Columbia High School Music Director Craig Ryterski is entering the coda of his career.
After 28 years of teaching music at CHS, he will retire on June 2.
“I’m enjoying every last day,” Ryterski said with a smile.
Before coming to Columbia, Ryterski taught music for eight years, including six years at Mater Dei Catholic High School in Breese and two years in Craig, Colo.
He was in Colorado when he learned the previous CHS music director, Mike Beczkla, had been promoted to principal of Parkview Elementary School.
“I said to my wife, ‘if we ever move back here, Columbia would be a really good district to build a program in because it was a fledgling program with a lot of numbers, but they hadn’t done a lot of stuff,’” Ryterski said. “It had a good base.”
Ryterski also liked that Columbia was a growing community, meaning he did not have to worry about budget cuts to the music program and that the lack of highly competitive events would allow him to focus on the music.
So, he came back to Illinois and began growing Columbia’s program as he wanted.
That included having hundreds of students compete in the state solo ensemble contest, helping a handful of students become state all-star musicians, forming a jazz band, and creating two concert bands.
“These are all things I’m really proud of,” Ryterski said. “We really focused on training kids.”
Working with those children and their parents has been one of the highlights of Ryterski’s career.
He noted about a dozen of his former students have gone on to become band directors themselves – including his replacement.
“The kids have kept me young at heart and young physically,” Ryterski said. “We have the most ridiculous conversations and the greatest amount of fun in class, and yet we still get work done. It’s a beautiful thing.”
Retaining students, however, has been an long-time challenge of Ryterski’s career.
He said there is a misconception among teens and parents that they must choose between activities like athletics and music.
“I pride myself on accommodating these students who want to do athletics and music at the same time,” Ryterski said. “I don’t think it’s fair to make students choose when they have talent in the arts and athletics.”
That same false choice exists, Ryterski said, between academically rigorous classes and music courses.
“There’s a pressure on kids to be in the academic classes at the expense of being in the classes that give them fulfillment as a human being,” Ryterski explained. “I understand the tremendous power of music and what it does to these kids. Some kids are only coming to school for this class, and I’ve had hundreds of them tell me that.”
For their part, Ryterski’s students sang his praises.
“He cares a lot about his students,” said Morgan Seals, a senior who plays tuba and bass guitar. “He wants us all to succeed.”
That includes personal help for students, which can involve helping them prepare for individual competitions or encouraging them to excel.
“Before and, like in my middle school years, I maybe knew one or two notes on the clarinet,” said Oliver Romero, a senior who also plays the alto saxophone and serves as CHS drum major. “He really pushed me to be the best I can be… He really helped me improve my musicianship tremendously. He does that with everybody.”

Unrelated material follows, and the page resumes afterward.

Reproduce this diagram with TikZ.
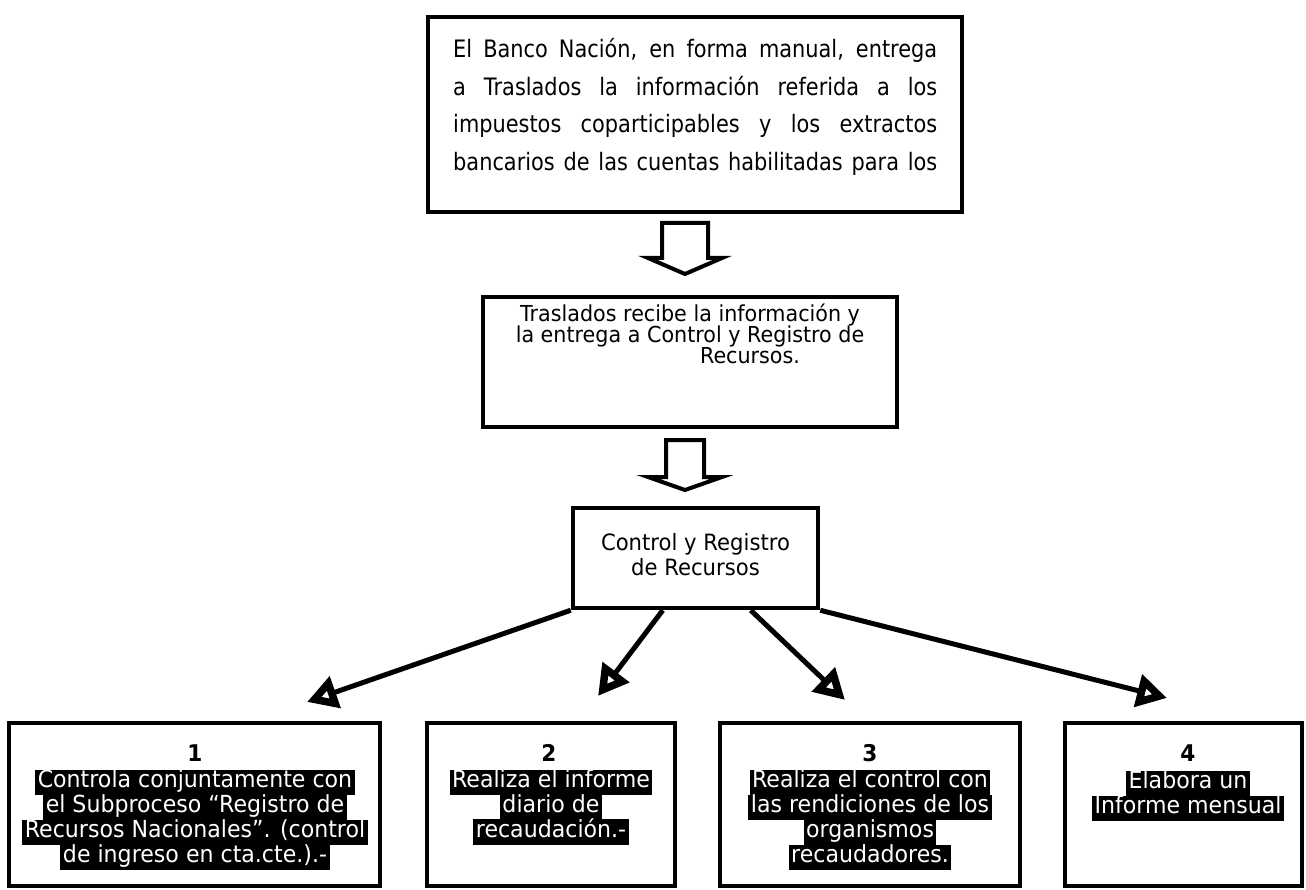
\documentclass[tikz,border=0pt]{standalone}
\usepackage{fontspec}
\setmainfont{DejaVu Sans}[FakeStretch=0.94]
\newfontfamily\narrowfont{DejaVu Sans}[FakeStretch=0.87]
\usetikzlibrary{arrows.meta,calc}
% white text on a black highlight, one strut-high band per line
\newcommand{\hlt}[1]{{\setlength{\fboxsep}{0pt}\colorbox{black}{\hspace{2.5pt}\strut\textcolor{white}{#1}\hspace{2.5pt}}}}
% a justified line of the top box
\newcommand{\jline}[1]{{\spaceskip=0.3em plus 3em minus 0.05em\makebox[484pt][s]{#1}}}
\lineskiplimit=-100pt
\begin{document}
\begin{tikzpicture}[x=1pt,y=-1pt,
  box/.style={draw=black, line width=4.5pt, fill=white, inner sep=0pt},
  blockarrow/.style={draw=black, line width=4pt, fill=white, line join=miter},
  link/.style={draw=black, line width=5pt, -{Triangle[open, length=30pt, width=32pt, line width=9pt]}},
  numlabel/.style={font=\bfseries\fontsize{23}{23}\selectfont, anchor=base, inner sep=0pt},
  hltext/.style={align=center, anchor=north, inner sep=0pt, font=\fontsize{23.5}{25}\selectfont}]
\useasboundingbox (0,0) rectangle (1306,890);

% top box
\node[box, minimum width=534pt, minimum height=195pt] (top) at (695,114.5) {};
\node[anchor=base west, text width=484pt, inner sep=0pt, font=\narrowfont\fontsize{24}{37.5}\selectfont] (toptext) at (453,58)
 {\jline{El Banco Nación, en forma manual, entrega}\\
  \jline{a Traslados la información referida a los}\\
  \jline{impuestos coparticipables y los extractos}\\
  \jline{bancarios de las cuentas habilitadas para los}};

% first block arrow
\coordinate (ar1) at (685,223);
\draw[blockarrow] ($(ar1)+(-23,0)$) -- ($(ar1)+(23,0)$) -- ($(ar1)+(23,35)$) -- ($(ar1)+(37,35)$)
  -- ($(ar1)+(0,51)$) -- ($(ar1)+(-37,35)$) -- ($(ar1)+(-23,35)$) -- cycle;

% second box
\node[box, minimum width=414pt, minimum height=130pt] (recv) at (690,362) {};
\node[anchor=base, align=center, inner sep=0pt, font=\fontsize{22}{21}\selectfont] (recvtext) at (690,363)
 {Traslados recibe la información y\\la entrega a Control y Registro de\\\hspace*{120pt}Recursos.};

% second block arrow
\coordinate (ar2) at (685,440);
\draw[blockarrow] ($(ar2)+(-19,0)$) -- ($(ar2)+(19,0)$) -- ($(ar2)+(19,37)$) -- ($(ar2)+(37,37)$)
  -- ($(ar2)+(0,50)$) -- ($(ar2)+(-37,37)$) -- ($(ar2)+(-19,37)$) -- cycle;

% control box
\node[box, minimum width=245pt, minimum height=100pt] (ctrl) at (695.5,558) {};
\node[anchor=base, align=center, inner sep=0pt, font=\fontsize{22.5}{25}\selectfont] (ctrltext) at (695.5,575)
 {Control y Registro\\de Recursos};

% bottom boxes
\node[box, minimum width=371pt, minimum height=163pt] (b1) at (194.5,804.5) {};
\node[box, minimum width=248pt, minimum height=163pt] (b2) at (551,804.5) {};
\node[box, minimum width=300pt, minimum height=163pt] (b3) at (870,804.5) {};
\node[box, minimum width=237pt, minimum height=163pt] (b4) at (1183.5,804.5) {};

\node[numlabel] (n1) at (195,761) {1};
\node[numlabel] (n2) at (549,761) {2};
\node[numlabel] (n3) at (870,761) {3};
\node[numlabel] (n4) at (1188,761) {4};

\node[hltext] (t1) at (195,769.5)
 {\hlt{Controla conjuntamente con}\\\hlt{el Subproceso “Registro de}\\\hlt{Recursos Nacionales”. (control}\\\hlt{de ingreso en cta.cte.).-}};
\node[hltext] (t2) at (551,769.5)
 {\hlt{Realiza el informe}\\\hlt{diario de}\\\hlt{recaudación.-}};
\node[hltext] (t3) at (870,769.5)
 {\hlt{Realiza el control con}\\\hlt{las rendiciones de los}\\\hlt{organismos}\\\hlt{recaudadores.}};
\node[hltext] (t4) at (1188,770.5)
 {\hlt{Elabora un}\\\hlt{Informe mensual}};

% connectors from the control box
\coordinate (s1) at (ctrl.south west);
\coordinate (s2) at ($(ctrl.south west)+(92,0)$);
\coordinate (s3) at ($(ctrl.south west)+(180,0)$);
\coordinate (s4) at (ctrl.south east);
\coordinate (e1) at (307,702);
\coordinate (e2) at (598,696);
\coordinate (e3) at (845,700);
\coordinate (e4) at (1167,698);
\draw[link] (s1) -- (e1);
\draw[link] (s2) -- (e2);
\draw[link] (s3) -- (e3);
\draw[link] (s4) -- (e4);
\end{tikzpicture}
\end{document}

Seals and Romero, both of whom have worked with Ryterski for about four years, also said his legacy will continue after his retirement.
“Students next year going into high school who are never going to met him, they really missed something,” Romero said. “Everybody loves him. He makes it a blast.”

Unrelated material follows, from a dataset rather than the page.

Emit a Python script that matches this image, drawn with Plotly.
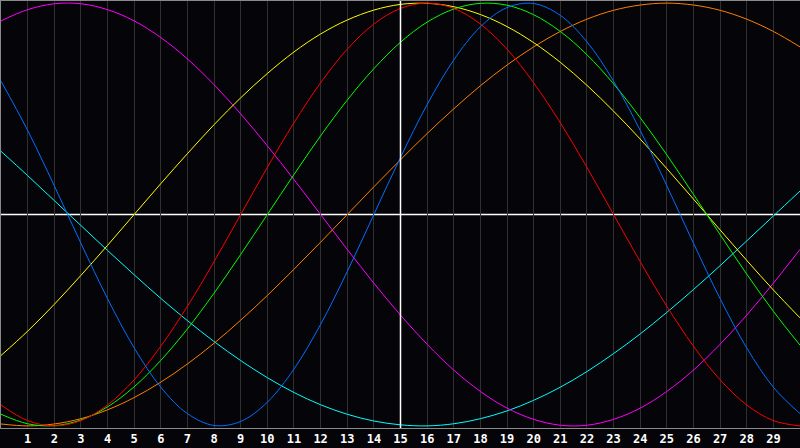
import plotly.graph_objects as go

days = list(range(0, 31))
tick_days = list(range(1, 30))
tick_labels = [str(d) for d in tick_days]

blue = [63.1, 39.8, 13.6, -13.6, -39.8, -63.1, -81.7, -94.2, -99.8, -97.9, -88.8, -73.1, -52.0, -27.0, 0.0,
        27.0, 52.0, 73.1, 88.8, 97.9, 99.8, 94.2, 81.7, 63.1, 39.8, 13.6, -13.6, -39.8, -63.1, -81.7, -94.2]
red = [-90.1, -97.5, -100.0, -97.5, -90.1, -78.2, -62.3, -43.4, -22.3, 0.0, 22.3, 43.4, 62.3, 78.2, 90.1,
       97.5, 100.0, 97.5, 90.1, 78.2, 62.3, 43.4, 22.3, 0.0, -22.3, -43.4, -62.3, -78.2, -90.1, -97.5, -100.0]
green = [-94.5, -99.0, -99.9, -97.2, -91.0, -81.5, -69.0, -54.1, -37.2, -18.9, 0.0, 18.9, 37.2, 54.1, 69.0,
         81.5, 91.0, 97.2, 99.9, 99.0, 94.5, 86.6, 75.6, 61.8, 45.8, 28.2, 9.5, -9.5, -28.2, -45.8, -61.8]
magenta = [91.6, 96.9, 99.7, 99.7, 96.9, 91.6, 83.7, 73.6, 61.4, 47.6, 32.5, 16.5, 0.0, -16.5, -32.5,
           -47.6, -61.4, -73.6, -83.7, -91.6, -96.9, -99.7, -99.7, -96.9, -91.6, -83.7, -73.6, -61.4, -47.6, -32.5, -16.5]
yellow = [-66.7, -55.2, -42.5, -28.8, -14.6, 0.0, 14.6, 28.8, 42.5, 55.2, 66.7, 76.9, 85.4, 92.0, 96.7,
          99.4, 99.9, 98.3, 94.6, 88.9, 81.3, 72.0, 61.1, 48.9, 35.7, 21.7, 7.3, -7.3, -21.7, -35.7, -48.9]
orange = [-99.1, -100.0, -99.1, -96.6, -92.4, -86.6, -79.3, -70.7, -60.9, -50.0, -38.3, -25.9, -13.1, 0.0, 13.1,
          25.9, 38.3, 50.0, 60.9, 70.7, 79.3, 86.6, 92.4, 96.6, 99.1, 100.0, 99.1, 96.6, 92.4, 86.6, 79.3]
cyan = [29.9, 18.4, 6.6, -5.2, -17.0, -28.5, -39.7, -50.2, -60.1, -69.1, -77.2, -84.2, -90.0, -94.5, -97.7,
        -99.5, -100.0, -99.0, -96.6, -92.9, -87.9, -81.7, -74.3, -65.8, -56.5, -46.3, -35.5, -24.2, -12.5, -0.7, 11.1]

series = [
    ("cyan", cyan, "#00ffff"),
    ("orange", orange, "#ff8000"),
    ("magenta", magenta, "#ff00ff"),
    ("yellow", yellow, "#ffff00"),
    ("green", green, "#00ff00"),
    ("red", red, "#ff0000"),
    ("blue", blue, "#0070ff"),
]

BG = "#050408"
fig = go.Figure()
for name, vals, col in series:
    fig.add_trace(go.Scatter(x=days, y=vals, mode="lines", name=name,
                             line=dict(color=col, width=1, shape="spline", smoothing=1.0),
                             hoverinfo="skip"))

fig.add_shape(type="line", xref="x", yref="paper", x0=15, x1=15, y0=0, y1=1,
              line=dict(color="#ffffff", width=1.5), layer="above")
fig.add_shape(type="line", xref="paper", yref="y", x0=0, x1=1, y0=0, y1=0,
              line=dict(color="#ffffff", width=1.5), layer="between")

fig.update_layout(
    width=800, height=448,
    margin=dict(l=1, r=0, t=1, b=20, autoexpand=False),
    paper_bgcolor=BG, plot_bgcolor=BG,
    showlegend=False,
    xaxis=dict(range=[0, 30], tickvals=tick_days, ticktext=tick_labels,
               showgrid=True, gridcolor="#303030", gridwidth=1, zeroline=False,
               showline=True, linecolor="#8a8a8a", linewidth=1, mirror=True,
               ticks="", ticklabelstandoff=0,
               tickfont=dict(family="DejaVu Sans Mono", size=12, color="#ffffff", weight="bold"),
               automargin=False, fixedrange=True),
    yaxis=dict(range=[-101, 101], showgrid=False, zeroline=False, showticklabels=False,
               showline=True, linecolor="#8a8a8a", linewidth=1, ticks="",
               automargin=False, fixedrange=True),
)

fig.write_html("out.html", config={"displayModeBar": False, "staticPlot": True},
               post_script="document.body.style.margin='0';document.body.style.padding='0';"
                           "document.documentElement.style.overflow='hidden';")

“He’s definitely made a huge impact on the environment at Columbia,” Seals agreed. “He makes everyone feel at home. Even when they hire someone else, that won’t change.”
The community can hear Romero, Seals and the rest of Ryterski’s final class perform at the final two concerts this year.

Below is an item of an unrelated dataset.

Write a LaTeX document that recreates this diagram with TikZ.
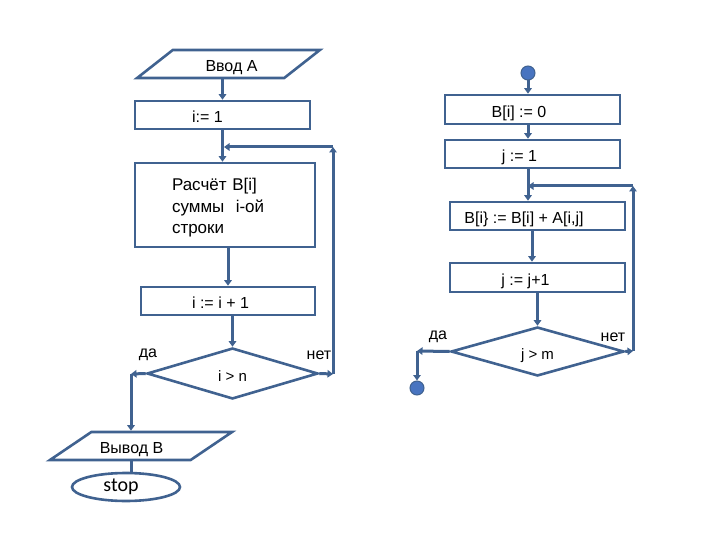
\documentclass[tikz,border=0pt]{standalone}
\usepackage{fontspec}
\setmainfont{Liberation Sans}
\newfontfamily\calibri{Carlito}
\usetikzlibrary{shapes.geometric,arrows.meta}
\definecolor{flowline}{RGB}{64,98,144}
\definecolor{dotfill}{RGB}{72,116,192}

\tikzset{%
  block/.style={
    rectangle,
    draw=flowline,
    line width=2.6pt,
    minimum width=175pt,
    minimum height=28pt,
    inner sep=0pt,
    text height=15.5pt,
    text depth=0pt,
    font=\fontsize{16}{19}\selectfont
  },
  io/.style={
    trapezium,
    trapezium left angle=38,
    trapezium right angle=142,
    trapezium stretches=true,
    draw=flowline,
    line width=2.6pt,
    minimum width=183pt,
    minimum height=28pt,
    inner sep=0pt,
    text height=14.5pt,
    text depth=0pt,
    font=\fontsize{16}{19}\selectfont
  },
  test/.style={
    diamond,
    draw=flowline,
    line width=2.6pt,
    minimum width=171pt,
    minimum height=51pt,
    inner sep=0pt,
    text height=15pt,
    text depth=0pt,
    font=\fontsize{15}{18}\selectfont
  },
  terminal/.style={
    ellipse,
    draw=flowline,
    line width=2.6pt,
    minimum width=108pt,
    minimum height=28pt,
    inner sep=0pt,
    font=\calibri\fontsize{20}{24}\selectfont
  },
  dot/.style={
    circle,
    fill=dotfill,
    draw=flowline,
    line width=1pt,
    minimum size=14pt,
    inner sep=0pt
  },
  lead/.style={execute at begin node={\hspace*{#1}}},
  answer/.style={font=\fontsize{16}{19}\selectfont},
  flow/.style={draw=flowline, line width=3pt, -{Triangle[length=5.5pt,width=7.5pt]}},
  link/.style={draw=flowline, line width=3pt},
}

\begin{document}
\begin{tikzpicture}[x=1pt,y=-1pt]
\useasboundingbox (0,0) rectangle (720,540);
% left part
\node[io, lead=6pt] (vvodA) at (228.5,64) {Ввод A};
\node[block, lead=-30pt] (i1) at (222.5,115) {i:= 1};
\node[block, minimum width=180pt, minimum height=84pt, text width=106pt,
  text height=, text depth=, align=left,
  font=\fontsize{17}{21.5}\selectfont] (calc) at (225,205)
  {\rule{0pt}{18.5pt}Расчёт B[i]\\суммы\ \ i-ой\\строки};
\node[block, minimum width=174pt, lead=-15pt] (inc) at (228,301) {i := i + 1};
\node[test] (cond) at (232.5,373.5) {i > n};
\node[io, lead=-19pt] (vyvodB) at (141,446) {Вывод B};
\node[terminal, lead=-10pt] (stop) at (126,487) {stop};
\node[answer] (yes) at (148,355) {да};
\node[answer] (no) at (319,355) {нет};
\coordinate (noR) at (333,374);
\coordinate (noT) at (333,147);
\coordinate (noL) at (224,147);
\coordinate (yesL) at (131,374);

\draw[flow] (i1.north |- vvodA.south) -- (i1.north);
\draw[flow] (i1.south) -- (i1.south |- calc.north);
\draw[flow] (calc.south -| inc.north) -- (inc.north);
\draw[flow] (inc.south -| cond.north) -- (cond.north);
\draw[flow] (cond.east) -- (noR);
\draw[flow] (noR) -- (noT);
\draw[flow] (noT) -- (noL);
\draw[flow] (cond.west) -- (yesL);
\draw[flow] (yesL) -- (yesL |- vyvodB.north);
\draw[link] (yesL |- vyvodB.south) -- (yesL |- stop.north);

% right part
\node[dot] (start) at (528,73) {};
\node[block, minimum height=29pt, lead=-27pt] (b0) at (532.5,109.5) {B[i] := 0};
\node[block, lead=-26pt] (j1) at (532.5,154) {j := 1};
\node[block, lead=-27pt] (sum) at (537.5,216) {B[i\} := B[i] + A[i,j]};
\node[block, minimum height=29pt, lead=-24pt] (jinc) at (537.5,277.5) {j := j+1};
\node[test, minimum width=173pt, minimum height=49pt] (cond2) at (537.5,351.5) {j > m};
\node[dot] (finish) at (417,388) {};
\node[answer] (yes2) at (438,337) {да};
\node[answer] (no2) at (613,337) {нет};
\coordinate (no2R) at (633,351);
\coordinate (no2T) at (633,186);
\coordinate (no2L) at (528,186);
\coordinate (yes2L) at (417,351);

\draw[flow] (start) -- (start |- b0.north);
\draw[flow] (start |- b0.south) -- (start |- j1.north);
\draw[flow] (start |- j1.south) -- (start |- sum.north);
\draw[flow] ([xshift=-5.5pt]sum.south) -- ([xshift=-5.5pt]jinc.north);
\draw[flow] (jinc.south -| cond2.north) -- (cond2.north);
\draw[flow] (cond2.east) -- (no2R);
\draw[flow] (no2R) -- (no2T);
\draw[flow] (no2T) -- (no2L);
\draw[flow] (cond2.west) -- (yes2L);
\draw[flow] (yes2L) -- (finish);
\end{tikzpicture}
\end{document}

The CHS jazz band performs May 5, while the full band performs May 10. The former concert is for family only, but it will be broadcast online.
Ryterski said he expects those performances to be emotional experiences.
“The older I’ve gotten, the more I get attached to these seniors. This year, everybody’s a senior for me, even if they’re a freshman,” he said. “It’s like saying goodbye to your children.”
“I will miss being able to create art,” Ryterski added. “In music, you literally create art out of nothing, out of air.”
Ryterski said he is not aware of any special send-off plans for him, and he said it would be fine if students and parents did not make too big of a deal about his retirement.
“I’m kind of a ‘ride off into the sunset’ type of guy,” he noted. “I’m not a guy who requires the limelight. I get my jollies watching my kids perform and watching them excel.”
Once he retires, Ryterski said he plans to continue pursuing his passions as an outdoorsman and fitness fanatic.
He also plans to work part-time as a substitute teacher or music teacher in a parochial school.
“I’m going to get my saxophone chops up and play a little bit of jazz,” Ryterski said. “Or if I can find a rhythm and blues band that’s looking for a sax player, that would be great, too, because I now have the time to play.”